Entretanto, informações prestadas aos accionistas referem que as operações globais da Anadarko (incluem Moçambique, Golfo do México, Serra Leoa, Quénia, Costa do Marfim e Nova Zelândia) totalizaram 1.3 mil milhões de dólares em 2013. Actualmente, a empresa fala de custos na ordem de 5 mil milhões de dólares em Moçambique.
Entretanto, da parte do Governo não houve nenhuma acção sobre estes casos. A AAIE seria a entidade que, entre outras actividades, se ocuparia de realizar uma sindicância a estes projectos.

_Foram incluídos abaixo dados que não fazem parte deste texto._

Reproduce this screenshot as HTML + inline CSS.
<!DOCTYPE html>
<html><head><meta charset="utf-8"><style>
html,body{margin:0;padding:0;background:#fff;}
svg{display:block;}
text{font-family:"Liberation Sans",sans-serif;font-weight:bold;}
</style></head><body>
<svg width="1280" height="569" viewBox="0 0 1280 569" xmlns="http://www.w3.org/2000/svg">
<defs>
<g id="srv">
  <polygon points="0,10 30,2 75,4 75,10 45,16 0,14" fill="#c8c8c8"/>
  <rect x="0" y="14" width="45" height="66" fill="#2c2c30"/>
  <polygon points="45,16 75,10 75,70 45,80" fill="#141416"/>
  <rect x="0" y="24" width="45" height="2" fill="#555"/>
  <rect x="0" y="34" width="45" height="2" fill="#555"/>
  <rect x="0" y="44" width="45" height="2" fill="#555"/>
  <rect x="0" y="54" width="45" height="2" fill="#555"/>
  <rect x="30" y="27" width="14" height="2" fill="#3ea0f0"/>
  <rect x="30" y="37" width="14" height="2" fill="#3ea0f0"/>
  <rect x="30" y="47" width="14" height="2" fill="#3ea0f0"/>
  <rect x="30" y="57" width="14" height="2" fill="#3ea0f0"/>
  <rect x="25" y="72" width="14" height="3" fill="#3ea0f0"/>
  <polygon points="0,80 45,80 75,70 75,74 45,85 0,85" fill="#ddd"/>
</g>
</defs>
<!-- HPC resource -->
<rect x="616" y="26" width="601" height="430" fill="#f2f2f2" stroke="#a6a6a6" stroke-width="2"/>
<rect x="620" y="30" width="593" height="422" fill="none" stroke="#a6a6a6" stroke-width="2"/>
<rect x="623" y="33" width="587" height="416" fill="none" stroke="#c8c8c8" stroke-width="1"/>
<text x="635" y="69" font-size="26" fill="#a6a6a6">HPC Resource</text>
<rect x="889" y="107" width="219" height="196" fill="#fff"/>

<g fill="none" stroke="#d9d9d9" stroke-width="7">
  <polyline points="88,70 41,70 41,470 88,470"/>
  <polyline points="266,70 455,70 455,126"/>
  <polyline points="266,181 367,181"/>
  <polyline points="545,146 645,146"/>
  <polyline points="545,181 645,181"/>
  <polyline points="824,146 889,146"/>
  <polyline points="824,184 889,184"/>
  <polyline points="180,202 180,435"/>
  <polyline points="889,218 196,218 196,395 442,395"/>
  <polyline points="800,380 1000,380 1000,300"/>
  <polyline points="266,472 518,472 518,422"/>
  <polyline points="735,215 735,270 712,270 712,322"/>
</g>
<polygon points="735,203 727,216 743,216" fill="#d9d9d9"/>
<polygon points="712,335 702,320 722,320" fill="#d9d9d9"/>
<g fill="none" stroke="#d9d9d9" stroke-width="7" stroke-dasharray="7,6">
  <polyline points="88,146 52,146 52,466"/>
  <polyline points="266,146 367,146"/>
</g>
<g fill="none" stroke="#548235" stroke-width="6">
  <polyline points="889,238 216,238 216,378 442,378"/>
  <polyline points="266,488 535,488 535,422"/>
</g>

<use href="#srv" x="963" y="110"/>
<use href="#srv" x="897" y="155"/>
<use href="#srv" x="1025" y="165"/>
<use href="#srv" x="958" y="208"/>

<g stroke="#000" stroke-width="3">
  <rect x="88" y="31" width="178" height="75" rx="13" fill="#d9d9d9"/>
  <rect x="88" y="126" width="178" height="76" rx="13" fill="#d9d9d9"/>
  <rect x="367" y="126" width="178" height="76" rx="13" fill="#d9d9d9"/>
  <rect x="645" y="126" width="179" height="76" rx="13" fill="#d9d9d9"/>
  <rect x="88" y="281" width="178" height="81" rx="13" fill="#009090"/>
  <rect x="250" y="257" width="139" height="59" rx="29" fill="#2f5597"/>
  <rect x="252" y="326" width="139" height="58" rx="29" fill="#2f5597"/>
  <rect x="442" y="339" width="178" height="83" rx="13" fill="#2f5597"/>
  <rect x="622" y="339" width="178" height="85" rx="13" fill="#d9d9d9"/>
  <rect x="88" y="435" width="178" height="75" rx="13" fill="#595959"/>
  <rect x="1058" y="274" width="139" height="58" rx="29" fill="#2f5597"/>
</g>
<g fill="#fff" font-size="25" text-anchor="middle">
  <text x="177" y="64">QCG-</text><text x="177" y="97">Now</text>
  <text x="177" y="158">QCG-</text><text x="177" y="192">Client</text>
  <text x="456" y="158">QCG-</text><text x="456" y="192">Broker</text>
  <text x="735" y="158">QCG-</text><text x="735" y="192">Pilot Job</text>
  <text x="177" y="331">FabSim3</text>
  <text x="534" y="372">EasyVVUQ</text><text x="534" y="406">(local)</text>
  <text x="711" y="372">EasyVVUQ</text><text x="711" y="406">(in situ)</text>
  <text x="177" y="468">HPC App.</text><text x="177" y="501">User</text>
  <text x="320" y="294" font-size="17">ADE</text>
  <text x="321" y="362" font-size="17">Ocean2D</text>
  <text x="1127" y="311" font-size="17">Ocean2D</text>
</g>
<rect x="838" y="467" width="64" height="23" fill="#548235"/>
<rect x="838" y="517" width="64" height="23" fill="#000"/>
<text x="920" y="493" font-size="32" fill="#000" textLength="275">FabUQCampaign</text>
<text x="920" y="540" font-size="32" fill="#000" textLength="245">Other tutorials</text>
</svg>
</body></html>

Experiências internacionais, particularmente da Tanzânia, mostram que, por um lado, uma entidade como a AAIE pode ajudar o Governo a obter receitas devidas pela exploração dos recursos minerais, detectando as tentativas de evasão fiscal por parte das empresas, auxiliando a Autoridade Tributária, bem como pode ajudar a prevenir conflitos de interesse e corrupção por parte do poder público. Por outro lado, entidades como a AAIE podem ter um papel virado para a monitoria da utilização dos recursos provenientes da indústria extractiva, como ocorre no Gana.
Os exemplos da Tanzânia e do Gana mostram que é importante e urgente o estabelecimento da AAIE, mas a sua relevância depende de um melhor enquadramento legal, no sentido de conferir independência perante o poder público, quer em termos de competências, composição e mecanismo de designação dos seus membros, que devem ser baseados na competência profissional. A disposição actual da lei prevê que a AAIE preste contas ao Conselho de Ministros. Provavelmente o melhor seria dispor que a AAIE preste contas ao Parlamento, o que pressupõe a revisão do número 1 do artigo 25 da Lei de Minas.